## start MATERIAL PROVIDED

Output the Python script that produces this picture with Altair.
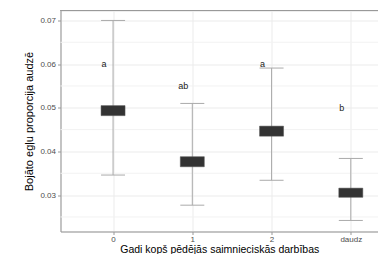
import altair as alt
import pandas as pd

categories = ["0", "1", "2", "daudz"]
positions = [0, 1, 2, 3]
box_low = [0.0482, 0.0365, 0.0435, 0.0295]
box_high = [0.0505, 0.0388, 0.0458, 0.0316]
whisk_low = [0.0346, 0.0277, 0.0334, 0.0242]
whisk_high = [0.0700, 0.0510, 0.0591, 0.0384]
letters = ["a", "ab", "a", "b"]
letter_y = [0.060, 0.055, 0.060, 0.050]
y_major = [0.03, 0.04, 0.05, 0.06, 0.07]
y_minor = [0.025, 0.035, 0.045, 0.055, 0.065]

df = pd.DataFrame({
    "pos": positions, "cat": categories,
    "lo": box_low, "hi": box_high,
    "wlo": whisk_low, "whi": whisk_high,
    "lab": letters, "laby": letter_y,
})
minor_df = pd.DataFrame({"v": y_minor})

W, H = 317.5, 221.0
FONT = "Liberation Sans"
xs = alt.Scale(domain=[-0.6, 3.28], nice=False, zero=False)
ys = alt.Scale(domain=[0.02167, 0.07228], nice=False, zero=False)

label_expr = "[" + ",".join("'%s'" % c for c in categories) + "][datum.value]"

xaxis = alt.Axis(values=positions, labelExpr=label_expr, title="Gadi kopš pēdējās saimnieciskās darbības",
                 grid=True, gridColor="#ebebeb", domainColor="#999999", tickColor="#999999",
                 tickSize=3, labelPadding=1, labelFontSize=8, labelColor="#4d4d4d", labelFont=FONT,
                 titleFont=FONT, titleFontSize=10.5, titleFontWeight="normal", titleColor="#000000",
                 titlePadding=1)
yaxis = alt.Axis(values=y_major, format=".2f", title="Bojāto egļu proporcija audzē",
                 grid=True, gridColor="#ebebeb", domainColor="#999999", tickColor="#999999",
                 tickSize=3, labelPadding=2, labelFontSize=8, labelColor="#4d4d4d", labelFont=FONT,
                 titleFont=FONT, titleFontSize=11, titleFontWeight="normal", titleColor="#000000",
                 titlePadding=5)

base = alt.Chart(df)

minor = alt.Chart(minor_df).mark_rule(color="#f2f2f2", strokeWidth=1).encode(
    y=alt.Y("v:Q", scale=ys, axis=yaxis),
)
whisk = base.mark_rule(color="#aaaaaa", strokeWidth=1).encode(
    x=alt.X("pos:Q", scale=xs, axis=xaxis),
    y=alt.Y("wlo:Q", scale=ys),
    y2="whi:Q",
)
cap_hi = base.mark_tick(orient="horizontal", size=24, thickness=1, color="#aaaaaa", opacity=1).encode(
    x=alt.X("pos:Q", scale=xs), y=alt.Y("whi:Q", scale=ys))
cap_lo = base.mark_tick(orient="horizontal", size=24, thickness=1, color="#aaaaaa", opacity=1).encode(
    x=alt.X("pos:Q", scale=xs), y=alt.Y("wlo:Q", scale=ys))
box = base.mark_bar(width=24, color="#333333", stroke="#555555", strokeWidth=0.5).encode(
    x=alt.X("pos:Q", scale=xs), y=alt.Y("lo:Q", scale=ys), y2="hi:Q")
text = base.mark_text(dx=-9, fontSize=9, font=FONT, color="#1a1a1a").encode(
    x=alt.X("pos:Q", scale=xs), y=alt.Y("laby:Q", scale=ys), text="lab:N")
top = base.mark_rule(color="#999999", strokeWidth=1).encode(
    x=alt.value(0), x2=alt.value(W), y=alt.value(0))

chart = alt.layer(minor, whisk, cap_hi, cap_lo, box, text, top).properties(
    width=W, height=H,
    autosize=alt.AutoSizeParams(type="none"),
    padding={"left": 52.5, "top": 2.5, "right": 0, "bottom": 22.5},
).configure_view(stroke=None).configure(background="white")

chart.save("out.html", embed_options={"renderer": "svg", "actions": False})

## end MATERIAL PROVIDED

__GIVEN EXERCISE__.
The lines from the top of the data above through the one holding "import pandas as pd" are to be repeated exactly, and only those, with no pictures.

__ANSWER TO THE PROBLEM__.
Output the Python script that produces this picture with Altair.
import altair as alt
import pandas as pd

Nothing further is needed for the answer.